The Specials, Encore (Universal/Island) ****

IN their ska revival days at the turn of the Eighties, The Specials favoured black and white album covers to match the check-board 2-Tone Records insignia.

Now, on their first new studio album since 1980's More Specials, Encore goes for white lettering against a grey background, although the grey is restricted to the whiskers of reconvened founder members Terry Hall, who turns 60 next month; Lynval Golding, 67, and bassist Horace Panter, 65, (whose dayglo Pop Art often can be seen at York's According To McGee gallery, by the way).

Last year they were joined in a London recording studio by their touring band members of the past few years, Nikolaj Torp Larsen on keyboards; Ocean Colour Scene guitarist and Paul Weller wingman Steve Cradock; ska/reggae veteran Kenrick Rowe on drums and the all-important brass blast of Tim Smart on trombone and tuba and Pablo Mendelssohn on trumpet.

Anyone attending The Specials' retro November 2016 show would not have envisaged such a recording, but the chance to mark 40th anniversary of their 1979 debut album prompted the welcome burst of creativity from the pioneering Coventry bands, one of the great political forces of British music.

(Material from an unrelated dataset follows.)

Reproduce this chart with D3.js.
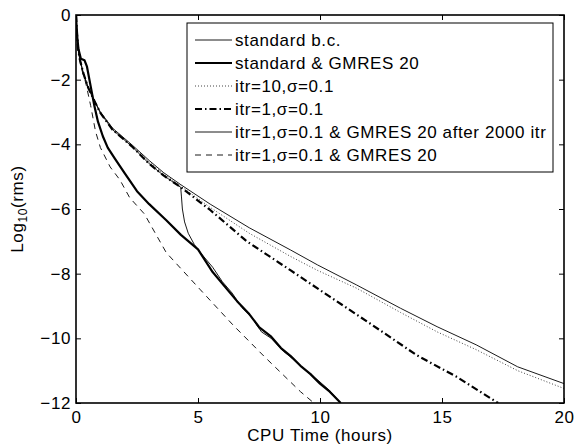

In this rotten age of interminable Brexit bust-ups and bickering, rising racism and homelessness and a greater than ever divide between the wealthy and the poor – how, in all conscience, can anyone justify distinguishing poverty from "absolute poverty"? – the dearth of politico pop is bewildering. Where is a new Costello, Bragg or Weller? Or a new Specials, arguably our greatest ever political band?

York Press:

Special delivery: the return of a powerful poltical musical force

Step forward the reactivated Specials, re-formed but not reformed, dark, agitated and unforgiving, demanding change with the opening burst of a new take on The Equals' Black Skin Blue Eyed Boys, Golding's Linton Kwesi Johnson-styled B.L.M. (Black Lives Matter) and the single Vote For Me, the Ghost Town of this new set.

Long-absent principal songwriter and arranger Jerry Dammers is still elsewhere, as he has been been ever since The Specials re-grouped a decade ago, yet his 1984 album, The Special AKA's In The Studio holds as much influence over Encore as the spiky earlier albums.

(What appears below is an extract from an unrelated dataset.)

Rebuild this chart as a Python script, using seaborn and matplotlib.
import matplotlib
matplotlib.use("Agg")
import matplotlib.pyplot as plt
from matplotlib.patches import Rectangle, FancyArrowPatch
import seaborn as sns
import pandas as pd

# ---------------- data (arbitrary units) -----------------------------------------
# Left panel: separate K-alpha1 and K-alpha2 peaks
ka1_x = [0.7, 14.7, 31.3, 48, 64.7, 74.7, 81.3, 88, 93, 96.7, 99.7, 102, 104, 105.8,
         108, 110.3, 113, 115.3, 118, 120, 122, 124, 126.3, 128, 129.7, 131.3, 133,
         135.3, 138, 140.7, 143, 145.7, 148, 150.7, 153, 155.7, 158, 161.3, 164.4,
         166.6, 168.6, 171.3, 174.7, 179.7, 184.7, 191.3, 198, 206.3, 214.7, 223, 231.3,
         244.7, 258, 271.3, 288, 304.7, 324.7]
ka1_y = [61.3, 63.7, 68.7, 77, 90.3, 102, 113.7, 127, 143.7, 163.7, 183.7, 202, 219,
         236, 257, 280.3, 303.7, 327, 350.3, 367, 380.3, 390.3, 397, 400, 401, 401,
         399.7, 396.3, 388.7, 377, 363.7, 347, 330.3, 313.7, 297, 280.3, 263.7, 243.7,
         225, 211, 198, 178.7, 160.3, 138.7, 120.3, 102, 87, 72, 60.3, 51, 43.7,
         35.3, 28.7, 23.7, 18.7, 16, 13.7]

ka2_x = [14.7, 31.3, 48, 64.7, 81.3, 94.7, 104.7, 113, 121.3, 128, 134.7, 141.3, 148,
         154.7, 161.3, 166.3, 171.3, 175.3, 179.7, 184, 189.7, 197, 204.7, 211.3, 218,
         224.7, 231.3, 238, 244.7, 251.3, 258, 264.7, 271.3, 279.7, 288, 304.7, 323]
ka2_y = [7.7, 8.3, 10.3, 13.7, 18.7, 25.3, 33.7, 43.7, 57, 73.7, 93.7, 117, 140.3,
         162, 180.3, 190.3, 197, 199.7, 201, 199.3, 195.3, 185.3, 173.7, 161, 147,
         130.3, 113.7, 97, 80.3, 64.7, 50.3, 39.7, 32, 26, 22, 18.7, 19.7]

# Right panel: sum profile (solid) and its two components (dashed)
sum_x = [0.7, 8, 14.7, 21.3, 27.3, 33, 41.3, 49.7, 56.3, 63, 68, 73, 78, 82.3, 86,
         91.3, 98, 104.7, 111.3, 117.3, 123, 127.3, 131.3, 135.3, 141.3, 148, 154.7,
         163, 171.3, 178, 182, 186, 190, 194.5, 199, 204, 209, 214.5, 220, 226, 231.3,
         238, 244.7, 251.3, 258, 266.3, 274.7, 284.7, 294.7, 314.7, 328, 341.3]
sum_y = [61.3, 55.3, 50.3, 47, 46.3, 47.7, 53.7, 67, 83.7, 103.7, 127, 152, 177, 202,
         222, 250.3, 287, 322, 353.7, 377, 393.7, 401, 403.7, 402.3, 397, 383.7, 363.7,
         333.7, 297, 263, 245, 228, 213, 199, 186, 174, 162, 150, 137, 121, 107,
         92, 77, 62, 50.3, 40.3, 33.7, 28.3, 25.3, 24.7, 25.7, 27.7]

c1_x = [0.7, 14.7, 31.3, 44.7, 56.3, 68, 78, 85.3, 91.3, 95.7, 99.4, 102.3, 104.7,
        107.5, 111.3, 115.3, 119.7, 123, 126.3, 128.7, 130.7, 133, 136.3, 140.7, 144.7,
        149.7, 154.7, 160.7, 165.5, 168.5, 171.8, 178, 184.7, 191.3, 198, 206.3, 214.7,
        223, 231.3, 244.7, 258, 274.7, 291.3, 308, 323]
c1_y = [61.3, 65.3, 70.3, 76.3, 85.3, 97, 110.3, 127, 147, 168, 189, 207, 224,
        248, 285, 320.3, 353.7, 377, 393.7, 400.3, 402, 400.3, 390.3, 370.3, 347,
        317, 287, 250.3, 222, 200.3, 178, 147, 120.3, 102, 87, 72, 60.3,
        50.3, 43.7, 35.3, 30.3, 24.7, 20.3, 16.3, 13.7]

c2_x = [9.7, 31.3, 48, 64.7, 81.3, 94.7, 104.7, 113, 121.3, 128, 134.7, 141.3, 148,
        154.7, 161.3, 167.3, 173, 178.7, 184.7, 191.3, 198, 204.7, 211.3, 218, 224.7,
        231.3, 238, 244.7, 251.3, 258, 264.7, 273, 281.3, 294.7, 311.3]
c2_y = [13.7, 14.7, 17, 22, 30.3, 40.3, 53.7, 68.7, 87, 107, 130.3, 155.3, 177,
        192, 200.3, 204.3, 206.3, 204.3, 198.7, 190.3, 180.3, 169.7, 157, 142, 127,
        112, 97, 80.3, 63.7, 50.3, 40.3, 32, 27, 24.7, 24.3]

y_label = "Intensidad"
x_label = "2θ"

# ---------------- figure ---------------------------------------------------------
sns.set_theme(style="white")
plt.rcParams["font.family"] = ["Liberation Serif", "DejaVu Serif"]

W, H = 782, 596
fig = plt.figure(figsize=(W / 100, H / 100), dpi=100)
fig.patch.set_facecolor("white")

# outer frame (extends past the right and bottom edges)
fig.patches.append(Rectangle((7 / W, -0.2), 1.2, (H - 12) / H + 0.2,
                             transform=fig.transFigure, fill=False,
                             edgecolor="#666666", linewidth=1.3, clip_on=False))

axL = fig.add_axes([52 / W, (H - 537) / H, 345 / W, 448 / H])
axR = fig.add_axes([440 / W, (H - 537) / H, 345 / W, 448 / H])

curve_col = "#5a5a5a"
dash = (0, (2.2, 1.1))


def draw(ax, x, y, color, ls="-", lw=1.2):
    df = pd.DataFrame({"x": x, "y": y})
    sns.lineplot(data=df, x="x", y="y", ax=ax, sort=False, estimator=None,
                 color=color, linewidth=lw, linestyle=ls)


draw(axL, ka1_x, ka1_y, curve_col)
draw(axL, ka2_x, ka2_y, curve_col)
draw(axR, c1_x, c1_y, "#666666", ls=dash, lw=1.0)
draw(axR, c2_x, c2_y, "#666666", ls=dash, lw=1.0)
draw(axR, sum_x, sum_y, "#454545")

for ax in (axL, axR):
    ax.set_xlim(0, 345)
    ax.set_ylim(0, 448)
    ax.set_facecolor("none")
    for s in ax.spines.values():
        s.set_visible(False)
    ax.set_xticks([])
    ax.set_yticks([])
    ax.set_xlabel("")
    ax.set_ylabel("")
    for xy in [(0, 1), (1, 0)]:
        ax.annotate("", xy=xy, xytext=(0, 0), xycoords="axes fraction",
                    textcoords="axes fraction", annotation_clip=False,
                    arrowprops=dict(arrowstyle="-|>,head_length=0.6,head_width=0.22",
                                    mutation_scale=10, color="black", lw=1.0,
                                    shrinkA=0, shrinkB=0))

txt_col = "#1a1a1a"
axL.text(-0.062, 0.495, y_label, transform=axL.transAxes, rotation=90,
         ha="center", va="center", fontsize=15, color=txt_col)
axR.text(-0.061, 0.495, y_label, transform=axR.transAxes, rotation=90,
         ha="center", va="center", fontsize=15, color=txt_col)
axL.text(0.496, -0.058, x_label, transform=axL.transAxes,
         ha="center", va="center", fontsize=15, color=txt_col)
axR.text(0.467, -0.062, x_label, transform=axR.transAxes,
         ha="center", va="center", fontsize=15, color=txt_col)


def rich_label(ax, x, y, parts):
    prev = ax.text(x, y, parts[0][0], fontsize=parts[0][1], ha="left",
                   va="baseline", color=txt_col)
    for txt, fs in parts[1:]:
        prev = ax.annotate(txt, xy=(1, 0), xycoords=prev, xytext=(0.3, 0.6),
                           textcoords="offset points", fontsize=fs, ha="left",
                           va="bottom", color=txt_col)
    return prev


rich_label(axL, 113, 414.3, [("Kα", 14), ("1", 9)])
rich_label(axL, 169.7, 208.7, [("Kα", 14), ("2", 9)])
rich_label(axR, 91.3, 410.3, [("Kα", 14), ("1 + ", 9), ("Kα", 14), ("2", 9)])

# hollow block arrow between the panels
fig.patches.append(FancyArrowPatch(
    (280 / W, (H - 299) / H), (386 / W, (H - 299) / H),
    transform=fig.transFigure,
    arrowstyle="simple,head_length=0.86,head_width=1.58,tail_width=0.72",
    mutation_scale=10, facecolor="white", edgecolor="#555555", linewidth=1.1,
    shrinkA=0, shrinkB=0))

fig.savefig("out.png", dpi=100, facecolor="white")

A deadpan reworking of The Fun Boy Three's The Lunatics in a Dammers style reaffirms how indeed the lunatics have taken over the asylum yet again and is all the more potent for that; 10 Commandments' guest vocal by Saffiyah Khan recalls Rhoda Dakar's equally uncompromising The Boiler while asserting women's rights by rewriting a sexist Prince Buster ska oldie, and the Golding/Hall knife-crime duet Embarrassed By You could not be more topical.

Hall, whose mental health issues were writ large in his disconcerting Barbican performance, is nevertheless singing better than ever and has several high points here, from the social-media mocking Breaking Point to the spoken-word candour of The Life And Times Of A Man Called Depression.

The closing We Sell Hope maybe as melancholic as latter-day Madness but "hope" is the key here, and nothing offers more hope than Encore going to number one in its week of release. This is a message to you, a rude re-awakening that The Specials still matter. Be sure to be there at York Barbican on May 9.